Born 1266 or 1267, in Colle-di Vespignano (?), in Tuscany; died Jan. 8, 1337, in Florence. Italian painter. Representative of the proto-Renaissance.

Giotto may have studied in Cimabue’s workshop (1280-90). He worked mainly in Padua and Florence, and he enjoyed wide recognition among his contemporaries and the citizens of Florence, where from 1334 he directed the construction of the cathedral and fortifications.

A revolution in the development of Italian painting is associated with Giotto. Boldly breaking with medieval artistic canons and the traditions of Italo-Byzantine painting, he introduced an earthly principle into religious subjects, painting scenes from Gospel legends with unprecedented lifelike conviction and converting them into fascinating, dramatic stories. Several of the frescoes in the Upper Church of San Francesco in Assisi, which were painted between 1290 and 1299, may be among the artist’s early works. The frescoes were executed by a group of painters, which makes it difficult to establish whether they were in fact created by Giotto. (A number of researchers think they were not.)

At the beginning of the 14th century, Giotto visited Rome. His familiarity with late classical painting and the works of P. Cavallini influenced Giotto’s creative work. Between 1304 and 1306 he created his principal work—the murals of the Scrovegni Chapel (Capella del Arena) in Padua. Distributed in three tiers on the walls of the chapel, the murals re-create consecutively the story of the life of Mary and Christ. A number of qualities make the murals outstanding examples of Italian painting in the proto-Renaissance.

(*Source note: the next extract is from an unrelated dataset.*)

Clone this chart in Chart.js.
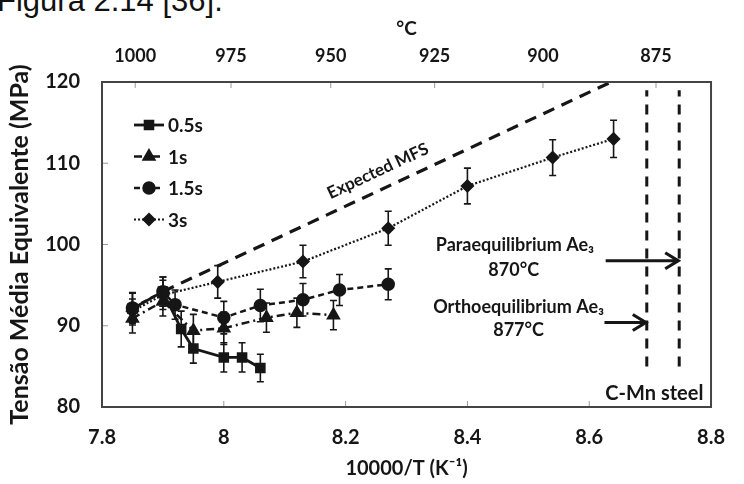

The theme is treated as a series of dramatic episodes, the principle of unity of time and place is followed in each composition, and the structure of the dimensions and space of each scene is unusually energetic. The murals are also outstanding for the simplicity of the situations depicted, the flowing expressiveness of gestures, and bright, festive colors. For all these qualities the murals are considered a great work of the Italian proto-Renaissance. The principal figures, which are imbued with composure and dignity, reflect the newly introduced concept of the value of the human personality and of earthly being. At the beginning of the 14th century, Giotto painted the murals in the church of the Badia in Florence (1300-02), fragments of which were discovered in 1966. He also created a number of altar paintings; the best known is Madonna d’Ognissanti (1310-20, the Uffizi, Florence).

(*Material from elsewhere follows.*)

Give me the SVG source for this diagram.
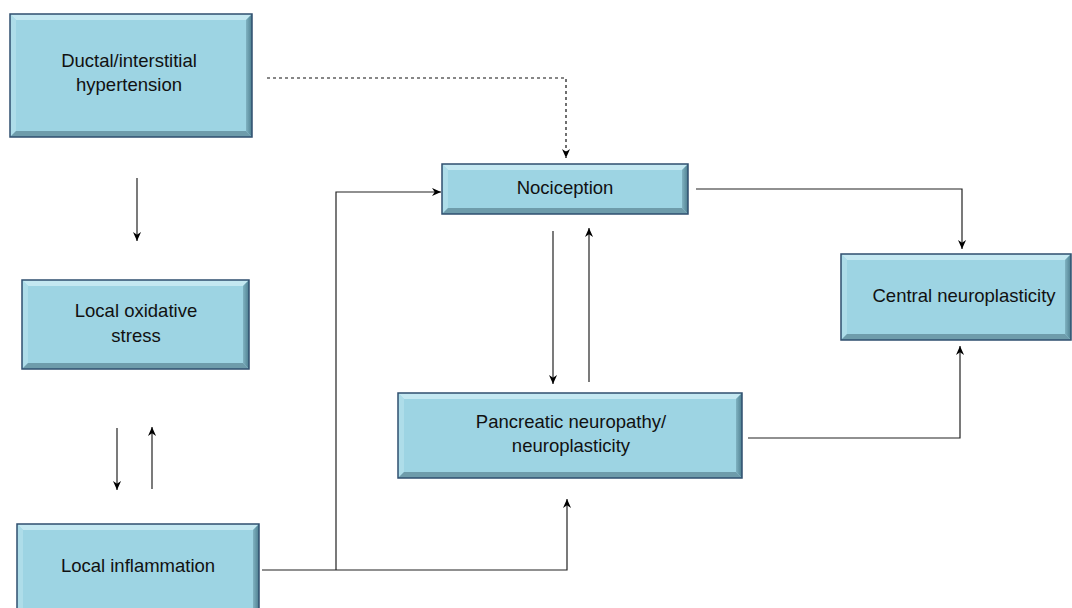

Preserving traditional composition, Giotto achieved great authority in his handling of spatial relations and in the monumentality and inner significance of his images. The murals in the Peruzzi (c. 1320) and Bardi (1320-25) chapels in the Church of Santa Croce in Florence, which depict the lives of John the Baptist, John the Evangelist, and Francis of Assisi, belong to the later period of his work. Organically tied to the architecture of the chapels, the murals are distinguished by solemn tranquillity, architectonic harmony of composition, and restrained color schemes.

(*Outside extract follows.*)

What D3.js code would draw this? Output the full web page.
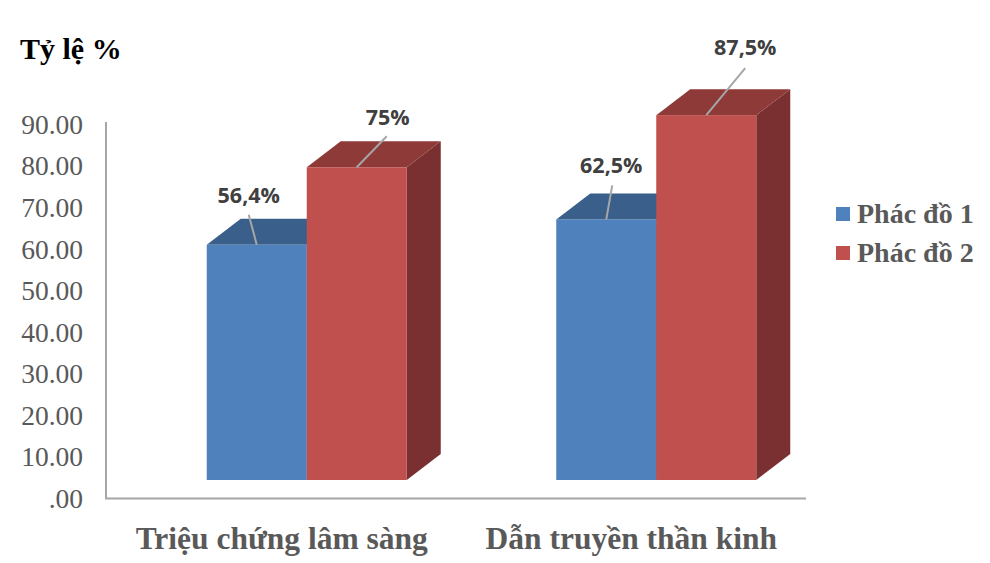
<!DOCTYPE html>
<html>
<head>
<meta charset="utf-8">
<script src="https://cdn.jsdelivr.net/npm/d3@7"></script>
<style>
  html, body { margin: 0; padding: 0; background: #fff; }
  svg { display: block; }
</style>
</head>
<body>
<svg id="chart" width="990" height="563"></svg>
<script>
// ---- data ----
const categories = ["Triệu chứng lâm sàng", "Dẫn truyền thần kinh"];
const seriesNames = ["Phác đồ 1", "Phác đồ 2"];
const phacDo1 = [56.4, 62.5];
const phacDo2 = [75, 87.5];
const labels1 = ["56,4%", "62,5%"];
const labels2 = ["75%", "87,5%"];
const tickValues = [0, 10, 20, 30, 40, 50, 60, 70, 80, 90];
const axisTitle = "Tỷ lệ %";

// ---- layout / style ----
const W = 990, H = 563;
const colors = {
  front: ["#4F81BD", "#C0504D"],
  top:   ["#3A5F8B", "#8E3A38"],
  side:  ["#2F4D71", "#7A3030"]
};
const depth = { dx: 34, dy: -26 };
// manual label nudges (dx from bar centre, dy above the front top) – layout only
const labelNudge = [
  [{ dx: -8, dy: -42, lx: -8, ly: -30 }, { dx: 31, dy: -42, lx: 30, ly: -31 }],
  [{ dx: 5, dy: -46, lx: 6, ly: -34 }, { dx: 39, dy: -60, lx: 39, ly: -47 }]
];

const svg = d3.select("#chart");

const yAxisScale = d3.scaleLinear().domain([0, 90]).range([498, 124]);
const yFront = d3.scaleLinear().domain([0, 90]).range([480, 480 - 90 * 4.17]);
const x0 = d3.scaleBand().domain(categories).range([132, 831]).paddingInner(0);
const x1 = d3.scaleBand().domain(seriesNames).range([0, 200]).paddingInner(0);
const groupStart = c => x0(c) + (x0.bandwidth() - 200) / 2;

// axis lines
svg.append("line").attr("x1", 106).attr("x2", 106).attr("y1", 122).attr("y2", 499)
  .attr("stroke", "#A6A6A6").attr("stroke-width", 2);
svg.append("line").attr("x1", 105).attr("x2", 806).attr("y1", 498.5).attr("y2", 498.5)
  .attr("stroke", "#A6A6A6").attr("stroke-width", 2);

// y axis labels
const yAxis = d3.axisLeft(yAxisScale)
  .tickValues(tickValues)
  .tickSize(0)
  .tickPadding(23)
  .tickFormat(d => d === 0 ? ".00" : d3.format(".2f")(d));
const gy = svg.append("g").attr("transform", "translate(106,0)").call(yAxis);
gy.select(".domain").remove();
gy.selectAll("text")
  .attr("font-family", "'Liberation Serif', 'Times New Roman', serif")
  .attr("font-size", 27.5)
  .attr("fill", "#595959")
  .attr("dy", "0.34em");

// bars
const rows = [];
categories.forEach((c, i) => {
  rows.push({ cat: c, i, s: 0, v: phacDo1[i], label: labels1[i] });
  rows.push({ cat: c, i, s: 1, v: phacDo2[i], label: labels2[i] });
});

const bars = svg.append("g");
rows.forEach(d => {
  const xl = groupStart(d.cat) + x1(seriesNames[d.s]);
  const xr = xl + x1.bandwidth();
  const yt = yFront(d.v);
  const yb = yFront(0);
  const g = bars.append("g");
  g.append("polygon")
    .attr("points", [[xr, yt], [xr + depth.dx, yt + depth.dy], [xr + depth.dx, yb + depth.dy], [xr, yb]].join(" "))
    .attr("fill", colors.side[d.s]);
  g.append("polygon")
    .attr("points", [[xl, yt], [xl + depth.dx, yt + depth.dy], [xr + depth.dx, yt + depth.dy], [xr, yt]].join(" "))
    .attr("fill", colors.top[d.s]);
  g.append("rect")
    .attr("x", xl).attr("y", yt).attr("width", xr - xl).attr("height", yb - yt)
    .attr("fill", colors.front[d.s]);
});

// data labels + leader lines
const lab = svg.append("g");
rows.forEach(d => {
  const xl = groupStart(d.cat) + x1(seriesNames[d.s]);
  const cx = xl + x1.bandwidth() / 2;
  const yt = yFront(d.v);
  const n = labelNudge[d.i][d.s];
  lab.append("line")
    .attr("x1", cx).attr("y1", yt)
    .attr("x2", cx + n.lx).attr("y2", yt + n.ly)
    .attr("stroke", "#A6A6A6").attr("stroke-width", 2);
  lab.append("text")
    .attr("x", cx + n.dx).attr("y", yt + n.dy)
    .attr("text-anchor", "middle")
    .attr("font-family", "'Open Sans', sans-serif")
    .attr("font-weight", "bold")
    .attr("font-size", 21.5)
    .attr("fill", "#404040")
    .text(d.label);
});

// category labels
svg.append("g").selectAll("text").data(categories).join("text")
  .attr("x", c => x0(c) + x0.bandwidth() / 2 - 25)
  .attr("y", 549)
  .attr("text-anchor", "middle")
  .attr("font-family", "'Liberation Serif', 'Times New Roman', serif")
  .attr("font-weight", "bold")
  .attr("font-size", 31.5)
  .attr("fill", "#595959")
  .text(c => c);

// axis title
svg.append("text")
  .attr("x", 20).attr("y", 59)
  .attr("font-family", "'Liberation Serif', 'Times New Roman', serif")
  .attr("font-weight", "bold")
  .attr("font-size", 30)
  .attr("fill", "#000")
  .text(axisTitle);

// legend
const legend = svg.append("g");
seriesNames.forEach((s, k) => {
  const y = 207 + k * 39;
  legend.append("rect").attr("x", 836).attr("y", y).attr("width", 14).attr("height", 14)
    .attr("fill", colors.front[k]);
  legend.append("text").attr("x", 857).attr("y", y + 16)
    .attr("font-family", "'Liberation Serif', 'Times New Roman', serif")
    .attr("font-weight", "bold")
    .attr("font-size", 28)
    .attr("fill", "#595959")
    .text(s);
});
</script>
</body>
</html>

The plan for a campanile (bell tower) for the Florentine Cathedral is attributed to Giotto. Although its ornamentation has a Gothic quality, the bell tower is characterized by the clear separation and rhythmic proportion of its parts. (Construction of the tower was begun in 1334, was continued from 1337 to 1343 under Andrea Pisano, and was completed c. 1359 under F. Talenti.) Giotto’s work had a great deal of influence on the development of Italian art, as can be seen in the works of his pupils (Taddeo Gaddi) and the works of many outstanding masters of the 14th and 15th centuries (Altichiero, Avanzo, Masaccio, and Castagno) and the High Renaissance (Michelangelo).